→ Objective: Leave out the pictures and reproduce all of the data exactly.

→ Stored data:
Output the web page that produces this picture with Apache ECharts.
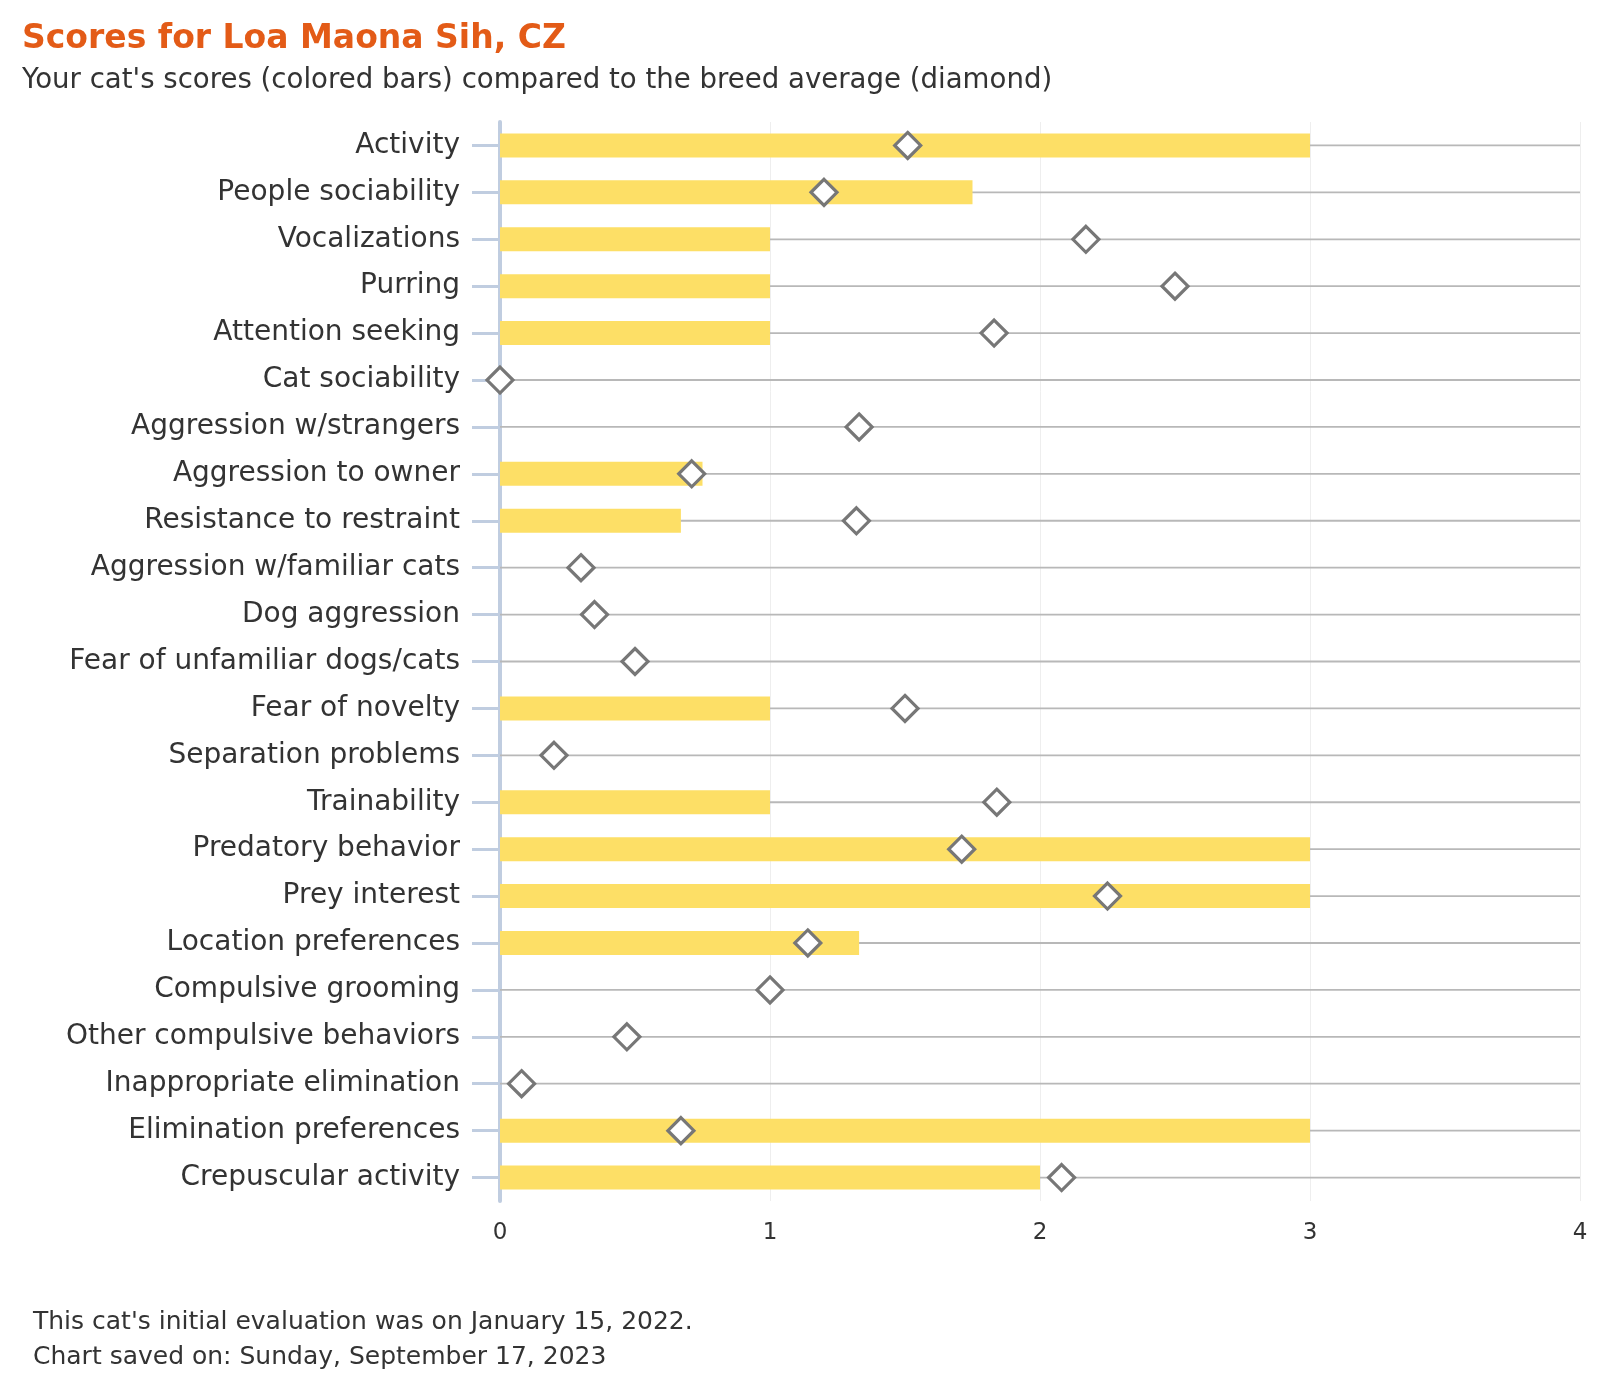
<!DOCTYPE html>
<html>
<head>
<meta charset="utf-8">
<script src="https://cdn.jsdelivr.net/npm/echarts@6/dist/echarts.min.js"></script>
<style>html,body{margin:0;padding:0;background:#fff;}#chart{width:1600px;height:1400px;}</style>
</head>
<body>
<div id="chart"></div>
<script>
const categories = [
  "Activity", "People sociability", "Vocalizations", "Purring", "Attention seeking",
  "Cat sociability", "Aggression w/strangers", "Aggression to owner", "Resistance to restraint",
  "Aggression w/familiar cats", "Dog aggression", "Fear of unfamiliar dogs/cats", "Fear of novelty",
  "Separation problems", "Trainability", "Predatory behavior", "Prey interest",
  "Location preferences", "Compulsive grooming", "Other compulsive behaviors",
  "Inappropriate elimination", "Elimination preferences", "Crepuscular activity"
];
const catScores = [3, 1.75, 1, 1, 1, 0, 0, 0.75, 0.67, 0, 0, 0, 1, 0, 1, 3, 3, 1.33, 0, 0, 0, 3, 2];
const breedAverage = [1.51, 1.2, 2.17, 2.5, 1.83, 0, 1.33, 0.71, 1.32, 0.3, 0.35, 0.5, 1.5, 0.2, 1.84, 1.71, 2.25, 1.14, 1.0, 0.47, 0.08, 0.67, 2.08];
const xTicks = [0, 1, 2, 3, 4];

const FONT = "'DejaVu Sans', sans-serif";
const chart = echarts.init(document.getElementById('chart'), null, {renderer: 'canvas'});
chart.setOption({
  backgroundColor: '#fff',
  animation: false,
  textStyle: {fontFamily: FONT},
  title: [
    {text: 'Scores for Loa Maona Sih, CZ', left: 17, top: 18,
     textStyle: {fontFamily: FONT, fontWeight: 'bold', fontSize: 33, color: '#e35b17'}},
    {text: "Your cat's scores (colored bars) compared to the breed average (diamond)", left: 17, top: 62,
     textStyle: {fontFamily: FONT, fontWeight: 'normal', fontSize: 27.6, color: '#333'}},
    {text: "This cat's initial evaluation was on January 15, 2022.\nChart saved on: Sunday, September 17, 2023", left: 28, top: 1300,
     textStyle: {fontFamily: FONT, fontWeight: 'normal', fontSize: 25, color: '#333', lineHeight: 35}}
  ],
  grid: {left: 500, right: 20, top: 122, bottom: 199, containLabel: false},
  xAxis: {
    type: 'value', min: xTicks[0], max: xTicks[xTicks.length - 1], interval: 1,
    axisLine: {show: false}, axisTick: {show: false},
    axisLabel: {margin: 21, fontSize: 23, color: '#333', fontFamily: FONT},
    splitLine: {show: true, lineStyle: {color: '#eeeeee', width: 1}}
  },
  yAxis: {
    type: 'category', data: categories, inverse: true,
    axisLine: {show: true, lineStyle: {color: '#c0cde0', width: 4}},
    axisTick: {show: true, length: 28, lineStyle: {color: '#c0cde0', width: 3}, alignWithLabel: true},
    axisLabel: {margin: 40, fontSize: 28, color: '#333', fontFamily: FONT},
    splitLine: {show: false}
  },
  series: [
    {
      type: 'custom', z: 1, silent: true,
      renderItem: function (params, api) {
        const idx = api.value(0);
        const p0 = api.coord([xTicks[0], idx]);
        const p1 = api.coord([xTicks[xTicks.length - 1], idx]);
        return {type: 'line', shape: {x1: p0[0], y1: p0[1], x2: p1[0], y2: p1[1]},
                style: {stroke: '#b8b8b8', lineWidth: 1.8}};
      },
      encode: {y: 0},
      data: categories.map((c, i) => [i])
    },
    {
      type: 'bar', z: 2, data: catScores, barWidth: 24,
      itemStyle: {color: '#fddf66'}
    },
    {
      type: 'scatter', z: 3, data: breedAverage.map((v, i) => [v, i]),
      symbol: 'diamond', symbolSize: [26, 26],
      itemStyle: {color: '#fff', borderColor: '#777', borderWidth: 3.2, opacity: 1}
    }
  ]
});
</script>
</body>
</html>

→ Finished task:
Output the web page that produces this picture with Apache ECharts.
<!DOCTYPE html>
<html>
<head>
<meta charset="utf-8">
<script src="https://cdn.jsdelivr.net/npm/echarts@6/dist/echarts.min.js"></script>
<style>html,body{margin:0;padding:0;background:#fff;}#chart{width:1600px;height:1400px;}</style>
</head>
<body>
<div id="chart"></div>
<script>
const categories = [
  "Activity", "People sociability", "Vocalizations", "Purring", "Attention seeking",
  "Cat sociability", "Aggression w/strangers", "Aggression to owner", "Resistance to restraint",
  "Aggression w/familiar cats", "Dog aggression", "Fear of unfamiliar dogs/cats", "Fear of novelty",
  "Separation problems", "Trainability", "Predatory behavior", "Prey interest",
  "Location preferences", "Compulsive grooming", "Other compulsive behaviors",
  "Inappropriate elimination", "Elimination preferences", "Crepuscular activity"
];
const catScores = [3, 1.75, 1, 1, 1, 0, 0, 0.75, 0.67, 0, 0, 0, 1, 0, 1, 3, 3, 1.33, 0, 0, 0, 3, 2];
const breedAverage = [1.51, 1.2, 2.17, 2.5, 1.83, 0, 1.33, 0.71, 1.32, 0.3, 0.35, 0.5, 1.5, 0.2, 1.84, 1.71, 2.25, 1.14, 1.0, 0.47, 0.08, 0.67, 2.08];
const xTicks = [0, 1, 2, 3, 4];

const FONT = "'DejaVu Sans', sans-serif";
const chart = echarts.init(document.getElementById('chart'), null, {renderer: 'canvas'});
chart.setOption({
  backgroundColor: '#fff',
  animation: false,
  textStyle: {fontFamily: FONT},
  title: [
    {text: 'Scores for Loa Maona Sih, CZ', left: 17, top: 18,
     textStyle: {fontFamily: FONT, fontWeight: 'bold', fontSize: 33, color: '#e35b17'}},
    {text: "Your cat's scores (colored bars) compared to the breed average (diamond)", left: 17, top: 62,
     textStyle: {fontFamily: FONT, fontWeight: 'normal', fontSize: 27.6, color: '#333'}},
    {text: "This cat's initial evaluation was on January 15, 2022.\nChart saved on: Sunday, September 17, 2023", left: 28, top: 1300,
     textStyle: {fontFamily: FONT, fontWeight: 'normal', fontSize: 25, color: '#333', lineHeight: 35}}
  ],
  grid: {left: 500, right: 20, top: 122, bottom: 199, containLabel: false},
  xAxis: {
    type: 'value', min: xTicks[0], max: xTicks[xTicks.length - 1], interval: 1,
    axisLine: {show: false}, axisTick: {show: false},
    axisLabel: {margin: 21, fontSize: 23, color: '#333', fontFamily: FONT},
    splitLine: {show: true, lineStyle: {color: '#eeeeee', width: 1}}
  },
  yAxis: {
    type: 'category', data: categories, inverse: true,
    axisLine: {show: true, lineStyle: {color: '#c0cde0', width: 4}},
    axisTick: {show: true, length: 28, lineStyle: {color: '#c0cde0', width: 3}, alignWithLabel: true},
    axisLabel: {margin: 40, fontSize: 28, color: '#333', fontFamily: FONT},
    splitLine: {show: false}
  },
  series: [
    {
      type: 'custom', z: 1, silent: true,
      renderItem: function (params, api) {
        const idx = api.value(0);
        const p0 = api.coord([xTicks[0], idx]);
        const p1 = api.coord([xTicks[xTicks.length - 1], idx]);
        return {type: 'line', shape: {x1: p0[0], y1: p0[1], x2: p1[0], y2: p1[1]},
                style: {stroke: '#b8b8b8', lineWidth: 1.8}};
      },
      encode: {y: 0},
      data: categories.map((c, i) => [i])
    },
    {
      type: 'bar', z: 2, data: catScores, barWidth: 24,
      itemStyle: {color: '#fddf66'}
    },
    {
      type: 'scatter', z: 3, data: breedAverage.map((v, i) => [v, i]),
      symbol: 'diamond', symbolSize: [26, 26],
      itemStyle: {color: '#fff', borderColor: '#777', borderWidth: 3.2, opacity: 1}
    }
  ]
});
</script>
</body>
</html>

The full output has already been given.